La storia viene narrata dal fantasma di un’antiquaria di San Francisco, Bibi Chen, una cinese di sessantatré anni, morta, in circostanze non chiare, nel suo negozio e proprio a pochi giorni della partenza per un viaggio in Cina e Birmania che ha organizzato essa stessa. La tradizione orientale vuole che, dopo la morte, lo spirito della persona continui a vagare sulla terra per quarantanove giorni, prima di reincarnarsi nuovamente. Così, Bibi Chen non può far altro che osservare il mondo di cui non fa più parte, potendo sentire i sentimenti delle persone che la circondano e viaggiare da un posto ad un altro in men che non si dica. Alla sua morte, i compagni di viaggio decidono di partire ugualmente, non sapendo quale oscuro destino li attende. Bibi Chen, ovviamente, li segue, nella buona e nella cattiva sorte, lungo quei passi che ne metteranno a repentaglio la vita.

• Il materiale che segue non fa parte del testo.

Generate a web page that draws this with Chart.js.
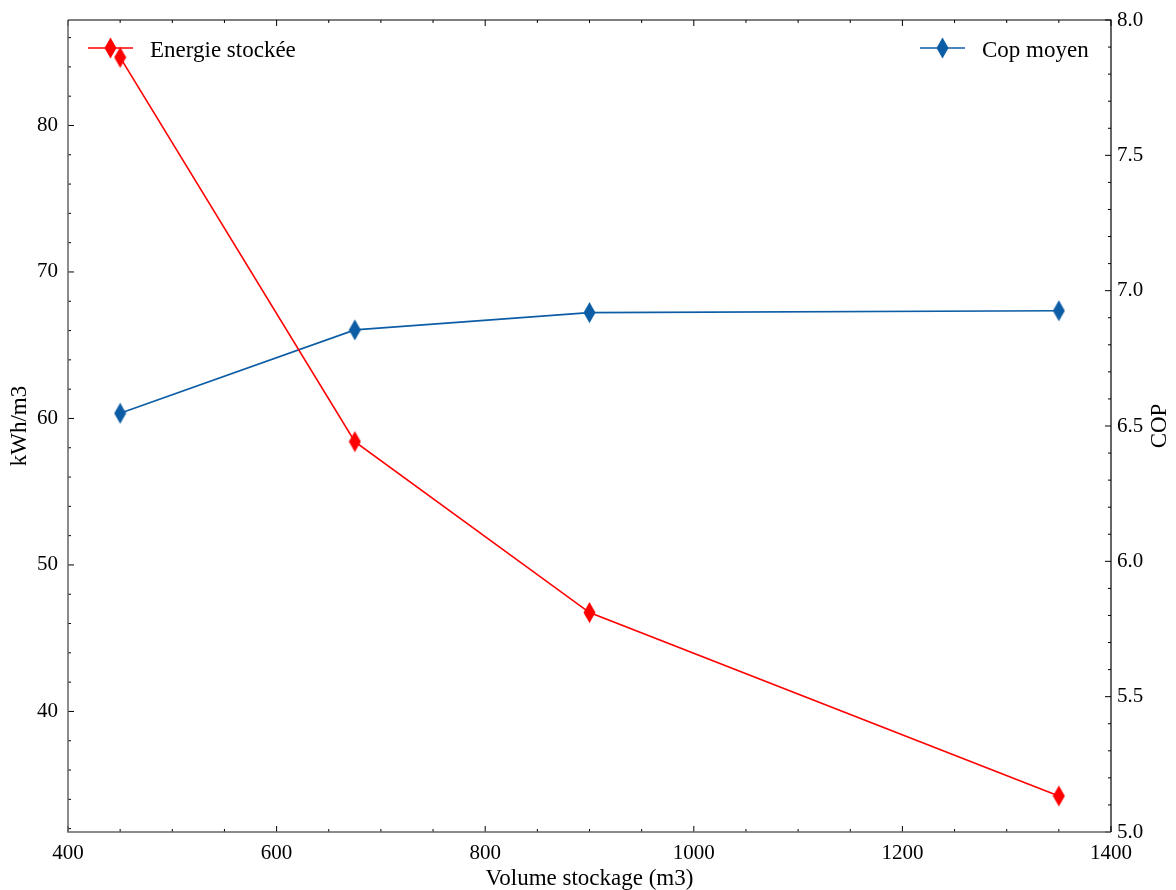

Se da un lato Amy Tan dà ampio spazio alla cultura, alle tradizioni e alla situazione politica di Cina e, soprattutto, Birmania e a tratti con pedanteria scolastica, dall’altro lato mostra l’enormità del divario culturale e sociale tra Occidente e Oriente. Un po’ come ne La vegetariana di Han Kang, l’individualismo occidentale è contrapposto al collettivismo orientale. Nel caso specifico, ad esempio, le guide turistiche cinesi faticano a tenere a bada questi turisti americani così “esuberanti”; mentre questi ultimi non riescono a capire che cosa ci sia di male nel loro comportamento.

“Non si possono avere intenzioni senza conseguenze.”

Amy Tan si prende gioco dell’ingenuità dei turisti, catturati in una messinscena che è tutta per loro. In questo è spietata. Non è attraverso un tour organizzato che si conosce realmente un paese, con tutte le sue criticità grandi e piccole. Ed è quello che scoprono gli americani, quando vengono rapiti. Eppure, anche in questo frangente viene rimarcata la loro cecità, perché fino all’ultimo sono convinti si tratti di un’attività organizzata appositamente per loro, non sono coscienti di quello che gli sta succedendo.

Cruda la metafora sui pesci pescati perché non affoghino. Noi crediamo di sapere di che cosa abbia bisogno una persona (o un popolo). In realtà, il concetto di bene è relativo. Spesso, crediamo di fare del bene, ma, invece, non facciamo altro che complicare la vita di un altro, arrecandogli infelicità. Nel romanzo, questo è particolarmente evidente nella parte conclusiva, così come nel continuo tentare di appianare le cose con i soldi degli americani.

Un romanzo sicuramente intenso ma che, al di là degli spunti di riflessione, ho trovato eccessivamente prolisso ed estenuante. In più, la voce narrante (fantasma) che mi è parsa estremamente pedante e irritante. Insomma, a meno che voi non siate amanti della cultura e della letteratura asiatica, non mi sento di consigliarvelo. Impiegate meglio il vostro tempo. Alla prossima!